Yesterday I kicked off 2016 with my first 10K, the NYRR Joe Kleinerman 10K. It also happened to be my first race in NYC. I PR-ed (by default) with a time of 50:42, which is an average pace of 8:03 min/mile. There were 5,222 total participants, 2433 of them women. I ended up coming in 23rd in my age group (out of 127), which was pretty cool. It was a great race with a few big hills, several rolling hills, and a great group of staff/volunteers.
I woke up around 5:30 am, got dressed, ate a bowl of cereal, and was out the door by 6 to get to Central Park by 7. The subway ride over was interesting—as soon as I got to Union Square to switch to the 4/5 train, I saw groups of people in running shoes, leggings, head warmers, etc. that immediately gave them away as fellow runners. We all knew we were going to the same place, but we didn’t acknowledge each other. I thought about striking up a conversation with the guy standing next to me, similarly decked out in running gear, but he had his headphones in so I decided against it. It was strange, being surrounded by a community of fellow runners yet having zero interaction with each other.
Anyway, once I got to Central Park I met up with my coworker who was also running it. We got our bags checked and waited for the 8 a.m. start time. One of the first things I noticed was the sheer amount of participants. I was shocked; I didn’t realize how big a race this was. I thought there would only be a few hundred racers since it was just a 10K, nothing special. However, there were thousands of people. It seemed like we could envelope the entire loop around Central Park. I was amazed at how organized the event was, despite the amount of people to manage. The registration/baggage check/porta-potty lines went smoothly; the system seemed to be pretty seamless. They also had volunteers with clearly marked signs to answer any questions, as well as volunteers to hand out plastic bags for the bag check. There was also plenty of space to warm up, stretch out, etc.
The weather was surprisingly pleasant at around 40 degrees, an ideal running temperature. However, after standing around for half an hour, I was pretty cold by the time I got to the start line. The worst part of any race is before it begins, when everyone is anxious, cold, and waiting to get going. So by the time the gun finally went off, I was happy to get my blood flowing and gain some feeling in my toes.

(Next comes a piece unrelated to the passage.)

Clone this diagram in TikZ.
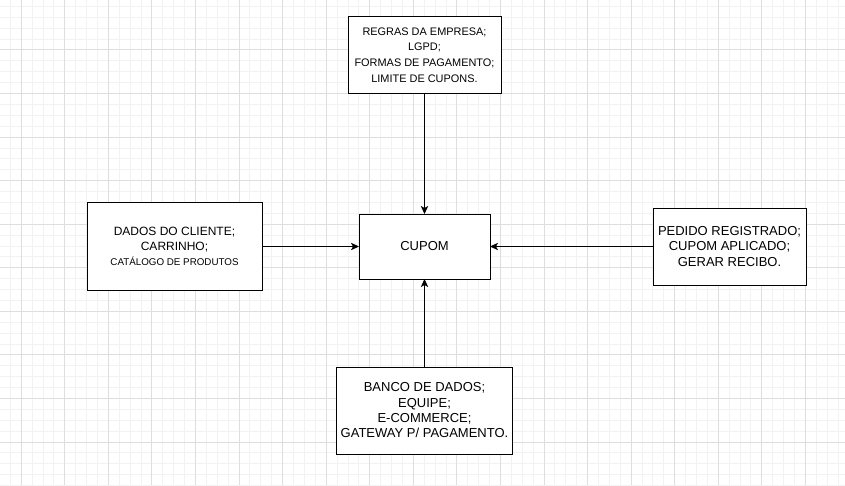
\documentclass[tikz,border=0pt]{standalone}
\usepackage{fontspec}
\setmainfont{Liberation Sans}
\usetikzlibrary{arrows.meta}
\begin{document}
\begin{tikzpicture}[x=0.75pt,y=-0.75pt,
    minorgrid/.style={draw=black!5,line width=0.75pt},
    majorgrid/.style={draw=black!13,line width=0.75pt}]

        \useasboundingbox (0,0) rectangle (845,485);
        \fill[white] (0,0) rectangle (845,485);

        % grid
        \foreach \i in {0,...,77}
          \draw[minorgrid] ({10.41+10.89*\i},0) -- ++(0,485);
        \foreach \i in {0,...,44}
          \draw[minorgrid] (0,{6.44+10.89*\i}) -- ++(845,0);
        \foreach \i in {0,...,18}
          \draw[majorgrid] ({21.3+43.56*\i},0) -- ++(0,485);
        \foreach \i in {0,...,9}
          \draw[majorgrid] (0,{50+43.56*\i}) -- ++(845,0);

        \begin{scope}[every node/.style={rectangle,draw,fill=white,line width=0.75pt,
            inner sep=0pt,outer sep=0pt,align=center,
            font=\fontsize{9.75}{11.5}\selectfont}]
          \node[minimum width=98.25pt,minimum height=48.75pt]
            (1) at (424.5,246.5) {CUPOM};
          \node[minimum width=114.75pt,minimum height=57pt,
                font=\fontsize{8.2}{11.7}\selectfont]
            (2) at (424.5,55) {REGRAS DA EMPRESA;\\LGPD;\\FORMAS DE PAGAMENTO;\\LIMITE DE CUPONS.};
          \node[minimum width=131.25pt,minimum height=66pt,
                font=\fontsize{9}{11.3}\selectfont]
            (3) at (174.5,246.5) {DADOS DO CLIENTE;\\CARRINHO;\\{\fontsize{7.35}{11.3}\selectfont CATÁLOGO DE PRODUTOS}};
          \node[minimum width=114.75pt,minimum height=57.75pt]
            (4) at (729.5,246.5) {PEDIDO REGISTRADO;\\CUPOM APLICADO;\\GERAR RECIBO.};
          \node[minimum width=132pt,minimum height=65.25pt]
            (5) at (424.5,410.5) {BANCO DE DADOS;\\EQUIPE;\\E-COMMERCE;\\GATEWAY P/ PAGAMENTO.};
        \end{scope}

        \begin{scope}[every edge/.style={draw,line width=0.75pt,
            -{Stealth[length=6pt,width=5.5pt,inset=1.5pt]}}]
          \path (2) edge (1);
          \path (3) edge (1);
          \path (4) edge (1);
          \path (5) edge (1);
        \end{scope}

      \end{tikzpicture}
\end{document}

It was so crowded for the first mile/mile and a half that I pretty much had to follow the pace of those in front of me. I would try to speed up and maneuver around people, but it really didn’t make much of a difference. However, the congestion proved to have its merits since I barely noticed the huge hill we were climbing during that first mile at the north end of the park (if you’ve run in Central Park you know what hill I’m talking about) because I couldn’t really see much of anything ahead.
As soon as the group began to disperse a little, I sped up and started to find my pace. The first half of the race flew by. The hardest part was mile 4, when the hills were continuous and I was really pushing myself because I knew I only had a couple miles to go. I remember thinking to myself, You only have to endure this pain for less than 2 miles. Less than 1.5 miles. Less than 1 mile. I repeated this until I got to a downhill and I could recover.
I went as fast as I could for the last mile. Once I got to the six mile marker and realized the finish line wasn’t for another few hundred yards, I got a little annoyed since I was already dying inside and didn’t know if I had it in me to keep sprinting to the finish. I regrouped and continued to run as fast as possible, and as I crossed the finish line I was exhausted but I also felt amazing. I knew I had used all the energy I had to finish strong, and I felt really good about how I ran the race.
I heard my friend Carolyn, who came to cheer me on, call out my name and I was so happy to see her. It was awesome having her support and someone to share this memory with.
Volunteers were lined up past the finish line to hand out water, pretzels, bagels, and apples, which was a very nice site to see since I was pretty hungry. Then I snapped a couple pics, grabbed my stuff, and went to grab some breakfast with Carolyn.
Overall, it was a fantastic experience and I can’t wait to run more races. It re-ignited the competitive spirit in me that I almost forgot about. I loved the feeling of pushing myself past my comfort level, even though it was painful. I’d rather feel uncomfortable and drained than feel like I didn’t give it my all. I was even a little sore today, and I never get sore from running!